Iru singles chronology
| "Idea" (2023) | "Echo" (2023) |  |

Music video
- "Echo" on YouTube

Eurovision Song Contest 2023 entry
- Country: Georgia
- Artist: Iru
- Composer: Giorgi Kukhianidze;
- Lyricists: Beni Kadagidze; Iru Khechanovi;

Finals performance
- Semi-final result: 12th
- Semi-final points: 33

Entry chronology
- ◄ "Lock Me In" (2022)
- "Firefighter" (2024) ►

Official performance video
- "Echo" (Second Semi-Final) on YouTube

= Echo (Iru song) =

2023 song by Iru

"Echo" is a song by Georgian singer Iru Khechanovi, released on 16 March 2023. The song represented Georgia in the Eurovision Song Contest 2023 after Khechanovi won the fifth season of The Voice Georgia, Georgia's national selection to choose their artist for that year's Eurovision Song Contest. Competing in the second semi-final in that year's Eurovision Song Contest, the song failed to qualify for the grand final, finishing in 12th with 33 points.

== Background and composition ==
In interviews, Iru reported that "Echo" took three to four days to write, and two to three weeks in order to complete the production for the song's release. The song was written immediately after Iru's victory in The Voice Georgia, leaving Iru "emotionally drained".

The song is reported as a song that describes one's process of trying to find love. In multiple interviews, Iru would compare the song's beginning as to when one is without love, saying that the person is lost. Then, with a self-described "bomb of love" that fills up the person with the emotion of love, the person becomes a completely different person.

== Eurovision Song Contest ==

=== The Voice Georgia ===
The Georgian representative for the Eurovision Song Contest 2023 was selected through the fifth season of The Voice Georgia, the Georgian version of the reality television singing competition format The Voice. The competition commenced on 8 December 2022 and concluded with a final on 2 February 2023.
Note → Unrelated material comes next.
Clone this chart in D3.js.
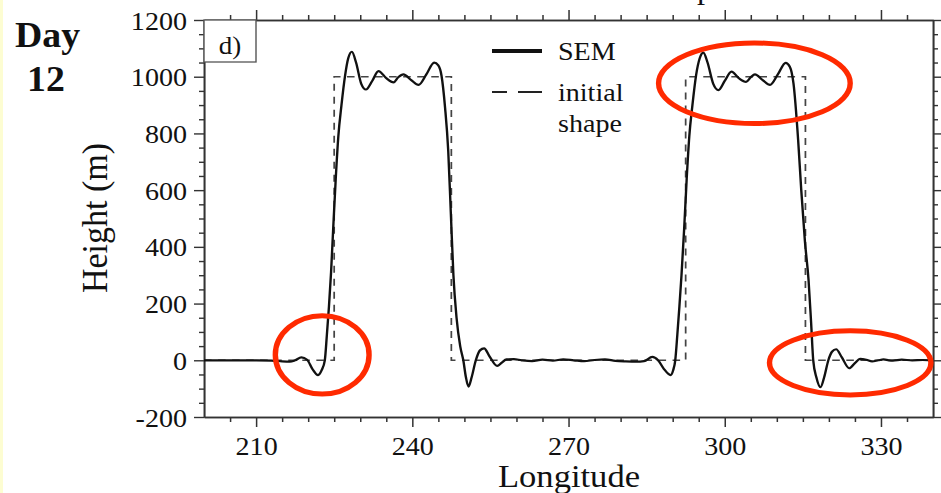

In the final of the show, eight artists would compete, with Iru being drawn to perform last. Singing Loreen's "Euphoria", she would emerge victorious with a total of 21.88% of the televote. With the victory, she was selected to represent Georgia in the Eurovision Song Contest 2023. "Echo", however, was internally selected by Georgian Public Broadcasting (GPB) after Khechanovi had won the competition, and was announced to release on 16 March by GPB.

=== At Eurovision ===
According to Eurovision rules, all nations with the exceptions of the host country and the "Big Five" (France, Germany, Italy, Spain and the United Kingdom) are required to qualify from one of two semi-finals in order to compete for the final; the top ten countries from each semi-final progress to the final. The European Broadcasting Union (EBU) split up the competing countries into six different pots based on voting patterns from previous contests, with countries with favourable voting histories put into the same pot. On 31 January 2023, an allocation draw was held, which placed each country into one of the two semi-finals, and determined which half of the show they would perform in. Georgia was placed into the second semi-final, which was held on 11 May 2023, performed in the second half of the show.

Iru's Eurovision performance featured Iru wearing a white dress and Iru making "psychotic moments" with her face, which according to Iru was to display numerous traits, including love, passion, and sass. In the second semi-final, "Echo" would garner a 12th place finish with 33 points, failing to qualify for the grand final.